My friend and I attended the game, both of us Americans, both decked out in U.S.A. shirts and hats. We sat in the middle of a sea of blue-and-white flag-waving, cheering Argentineans. Not once throughout the game did anyone say a bad word to us, and not once did we feel uncomfortable or insulted. The Argentineans at the game could not have been more polite or friendly. I was even truly moved when, at the conclusion of America's national anthem, the Argentineans applauded loudly for their adopted country.
I have attended a number of soccer matches at the Orange Bowl and have come to expect that whoever is playing, the stadium will be filled with fans from that particular country. Not only do I not mind that fans root for their "home" team, I celebrate the diversity we have in our town that allows us the privilege of seeing so many world-class athletes. We've had Brazilians, Nigerians, Colombians, Hondurans, Peruvians, Germans, and many more. Each new game is a chance to spend an afternoon seeing Miami transformed into Buenos Aires, Bogotá, or Berlin.

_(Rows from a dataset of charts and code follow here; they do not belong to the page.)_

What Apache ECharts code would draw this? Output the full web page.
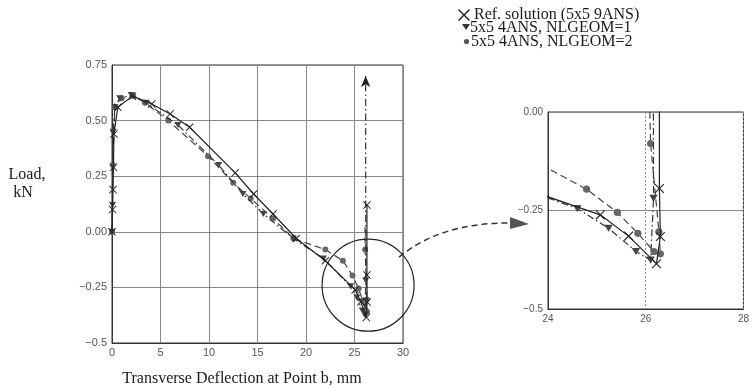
<!DOCTYPE html>
<html>
<head>
<meta charset="utf-8">
<script src="https://cdn.jsdelivr.net/npm/echarts@6/dist/echarts.min.js"></script>
<style>
  html, body { margin: 0; padding: 0; background: #ffffff; }
  #chart { width: 752px; height: 389px; }
</style>
</head>
<body>
<div id="chart"></div>
<script>
// Load vs. transverse deflection at point b (mm / kN)
const seriesNames = ['Ref. solution (5x5 9ANS)', '5x5 4ANS, NLGEOM=1', '5x5 4ANS, NLGEOM=2'];

// Reference solution, 5x5 9ANS
const refX = [0, 0.05, 0.1, 0.15, 0.2, 0.6, 2.1, 4.1, 6.0, 8.0, 12.7, 14.6, 16.6, 19.0, 22.0, 25.07, 25.65, 26.22, 26.3, 26.28, 26.28];
const refY = [0, 0.10, 0.19, 0.29, 0.44, 0.56, 0.61, 0.575, 0.53, 0.47, 0.265, 0.17, 0.08, -0.03, -0.13, -0.261, -0.315, -0.385, -0.316, -0.194, 0.12];

// 5x5 4ANS, NLGEOM=1
const triX = [0, 0.05, 0.12, 0.3, 0.8, 2.0, 3.5, 6.8, 11.0, 13.5, 15.6, 18.7, 21.8, 24.6, 25.24, 25.8, 26.1, 26.16, 26.15];
const triY = [0, 0.12, 0.45, 0.56, 0.60, 0.615, 0.58, 0.48, 0.30, 0.17, 0.08, -0.03, -0.12, -0.245, -0.295, -0.354, -0.376, -0.219, 0.70];

// 5x5 4ANS, NLGEOM=2
const cirX = [0, 0.08, 0.3, 1.0, 2.2, 3.4, 5.8, 9.9, 12.5, 14.3, 16.6, 18.7, 22.0, 23.8, 24.79, 25.42, 25.84, 26.17, 26.3, 26.27, 26.1, 26.08];
const cirY = [0, 0.30, 0.56, 0.60, 0.61, 0.58, 0.50, 0.34, 0.22, 0.15, 0.06, -0.03, -0.08, -0.13, -0.196, -0.255, -0.308, -0.354, -0.36, -0.304, -0.08, 0.02];

// Axis ranges
const mainX = { min: 0, max: 30, step: 5 };
const mainY = { min: -0.5, max: 0.75, step: 0.25 };
const zoomX = { min: 24, max: 28, step: 2 };
const zoomY = { min: -0.5, max: 0, step: 0.25 };

const X_PATH = 'path://M0,1 L1,0 L6,5 L11,0 L12,1 L7,6 L12,11 L11,12 L6,7 L1,12 L0,11 L5,6 Z';
const TRI_DOWN = 'path://M0,0 L10,0 L5,9 Z';
const SERIF = '"Liberation Serif", "Times New Roman", serif';
const SANS = '"Liberation Sans", Arial, sans-serif';

function pairs(xs, ys) { return xs.map((x, i) => [x, ys[i]]); }

function yFmt(v) {
  const s = Math.abs(v - (-0.5)) < 1e-9 ? '-0.5' : v.toFixed(2);
  return s.replace('-', '\u2212');
}

function triData() {
  const d = pairs(triX, triY);
  const last = d.length - 1;
  d[last] = { value: d[last], symbol: 'arrow', symbolSize: [7, 11], itemStyle: { color: '#222' } };
  return d;
}
function cirData() {
  const d = pairs(cirX, cirY);
  const last = d.length - 1;
  d[last] = { value: d[last], symbol: 'none' };
  return d;
}

function makeSeries(gi, scale) {
  return [
    {
      name: seriesNames[0], type: 'line', xAxisIndex: gi, yAxisIndex: gi,
      data: pairs(refX, refY), symbol: X_PATH, symbolSize: 8 * scale,
      lineStyle: { color: '#222', width: 1.2 }, itemStyle: { color: '#222' },
      clip: true, animation: false, z: 4
    },
    {
      name: seriesNames[1], type: 'line', xAxisIndex: gi, yAxisIndex: gi,
      data: triData(), symbol: TRI_DOWN, symbolSize: [7 * scale, 6 * scale],
      lineStyle: { color: '#333', width: 1.2, type: [7, 3, 1.5, 3] }, itemStyle: { color: '#444' },
      clip: true, animation: false, z: 3
    },
    {
      name: seriesNames[2], type: 'line', xAxisIndex: gi, yAxisIndex: gi,
      data: cirData(), symbol: 'circle', symbolSize: 6 * scale,
      lineStyle: { color: '#444', width: 1.2, type: [7, 4] }, itemStyle: { color: '#666' },
      clip: true, animation: false, z: 2
    }
  ];
}

const mainLabel = { color: '#555', fontFamily: SANS, fontSize: 11 };
const zoomLabel = { color: '#555', fontFamily: SANS, fontSize: 10 };

const chart = echarts.init(document.getElementById('chart'), null, { renderer: 'canvas' });

chart.setOption({
  backgroundColor: '#ffffff',
  animation: false,
  grid: [
    { left: 112, right: 349, top: 65, bottom: 46, show: true, borderColor: '#333', borderWidth: 1, containLabel: false },
    { left: 548, right: 4, top: 112, bottom: 80, show: true, borderColor: '#333', borderWidth: 1, containLabel: false }
  ],
  xAxis: [
    {
      gridIndex: 0, type: 'value', min: mainX.min, max: mainX.max, interval: mainX.step,
      axisLine: { show: true, onZero: false, lineStyle: { color: '#333' } },
      axisTick: { show: false },
      axisLabel: Object.assign({ margin: 4 }, mainLabel),
      splitLine: { show: true, lineStyle: { color: '#888', width: 1 } }
    },
    {
      gridIndex: 1, type: 'value', min: zoomX.min, max: zoomX.max, interval: zoomX.step,
      axisLine: { show: true, onZero: false, lineStyle: { color: '#333' } },
      axisTick: { show: false },
      axisLabel: Object.assign({ margin: 5 }, zoomLabel),
      splitLine: { show: true, lineStyle: { color: '#888', width: 1, type: [2, 2] } }
    }
  ],
  yAxis: [
    {
      gridIndex: 0, type: 'value', min: mainY.min, max: mainY.max, interval: mainY.step,
      axisLine: { show: true, onZero: false, lineStyle: { color: '#333' } },
      axisTick: { show: false },
      axisLabel: Object.assign({ margin: 5, formatter: yFmt }, mainLabel),
      splitLine: { show: true, lineStyle: { color: '#888', width: 1 } }
    },
    {
      gridIndex: 1, type: 'value', min: zoomY.min, max: zoomY.max, interval: zoomY.step,
      axisLine: { show: true, onZero: false, lineStyle: { color: '#333' } },
      axisTick: { show: false },
      axisLabel: Object.assign({ margin: 5, formatter: yFmt }, zoomLabel),
      splitLine: { show: true, lineStyle: { color: '#888', width: 1 } }
    }
  ],
  series: makeSeries(0, 1).concat(makeSeries(1, 1.2))
});

// Annotations: legend, axis titles, magnifier circle and connecting arrow
const c = chart.convertToPixel({ gridIndex: 0 }, [26.4, -0.24]);
const txt = (t, x, y, align) => ({
  type: 'text', x: x, y: y,
  style: { text: t, fill: '#1a1a1a', font: '16px ' + SERIF, align: align || 'left', verticalAlign: 'middle' }
});
const xIcon = [[0, 1], [1, 0], [6, 5], [11, 0], [12, 1], [7, 6], [12, 11], [11, 12], [6, 7], [1, 12], [0, 11], [5, 6]];

chart.setOption({
  graphic: [
    // legend
    { type: 'polygon', x: 458, y: 9, shape: { points: xIcon }, style: { fill: '#222' } },
    txt(seriesNames[0], 474, 15),
    { type: 'polygon', shape: { points: [[462, 24], [470, 24], [466, 30]] }, style: { fill: '#333' } },
    txt(seriesNames[1], 470, 28),
    { type: 'circle', shape: { cx: 466.5, cy: 41.5, r: 2.6 }, style: { fill: '#555' } },
    txt(seriesNames[2], 471, 42),
    // axis titles
    txt('Load,', 27, 175, 'center'),
    txt('kN', 23, 193, 'center'),
    txt('Transverse Deflection at Point b, mm', 242, 379, 'center'),
    // magnifier circle
    { type: 'circle', shape: { cx: c[0], cy: c[1], r: 46 }, style: { fill: 'none', stroke: '#222', lineWidth: 1.2 }, z: 10 },
    // dashed connector to the enlarged view
    { type: 'bezierCurve', shape: { x1: c[0] + 31, y1: c[1] - 28, cpx1: c[0] + 73, cpy1: c[1] - 63, x2: 512, y2: 223 },
      style: { fill: 'none', stroke: '#333', lineWidth: 1.5, lineDash: [6, 4] }, z: 10 },
    { type: 'polygon', shape: { points: [[510, 217], [529, 224], [510, 229]] }, style: { fill: '#555' }, z: 10 }
  ]
});
</script>
</body>
</html>
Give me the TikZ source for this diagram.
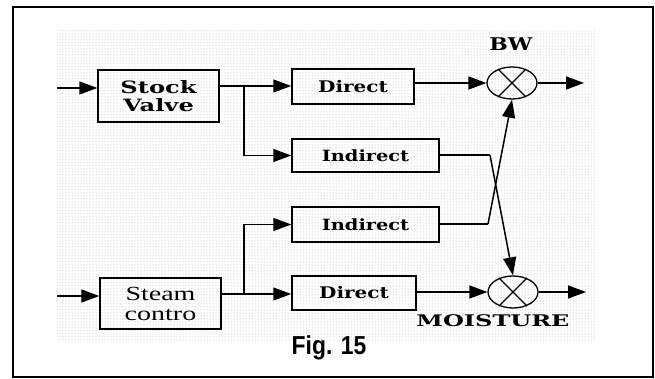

But some readers complain: "This is the U.S.A. You should Americanize yourself and root for the United States." Okay, time for Civics 101.
The true beauty of America -- its shining grace, its strength, its heart -- is its fundamental ideal of inclusion. When we ask you to send us your tired, your poor, your huddled masses, it is to welcome them into our house with open arms. We don't ask them to forget their homelands, to abandon all that has made them who they are. All we ask is that they respect us and lend us their talent, their intelligence, their creativity, and hard work so as to make us all greater than the sum of our individual contributions.
Loving America is not a zero-sum game in which you must forget your roots. Just ask Pablo Mastroeni, midfielder on the U.S. team, whose father is a die-hard Argentinean but whose son is part of a new generation of American soccer stars who are making an impression on the world scene. If all of us in Miami learned to accept and celebrate our diversity as the true strength of this town, instead of seeing our differences as walls between us, we could be a city for the world to admire and emulate.
Just don't look to flip-flopping politicians for help: I was very interested to go back and reread the New Times special report on poverty titled "We're Number One!" (September 26 and October 3, 2002). In the article "What Did You Do in the War on Poverty?" Miami Commissioner Arthur Teele responded, "I've focused on three things: jobs, jobs, and more jobs. It's not that complicated, really. The problem in Liberty City and Little Haiti is that we don't have ... businesses that hire from within the community."
Recently Miami Today ran a story titled, "112 Businesses that Little Haiti Park Would Displace Cry Foul." Little Haiti is one of the poorest communities in the poorest city in America. Apparently if this proposed park goes through, 112 businesses and up to 800 employees will be evicted. I was very interested in Commissioner Teele's comments: "Job loss," he said, referring to the fate of the businesses, "has no merit to me in the broader context, for the role of the City of Miami. It is not the role [of the city] to provide jobs ... [the city's] role is to provide streets, sidewalks, parks, police, and fire protection."
Commissioner Teele's comments seemed to be in contradiction to his comments in New Times just five months ago. I represent the Lemon City Taxpayers Association, a group of business and property owners in Little Haiti, and I happen to know the majority of jobs that would be evicted do in fact come from within the community. Has something happened in the last five months to change Commissioner Teele's focus from jobs, jobs, and more jobs? Why is Commissioner Teele trying to evict the economic heart and soul of Little Haiti when far better sites for a proposed park are available?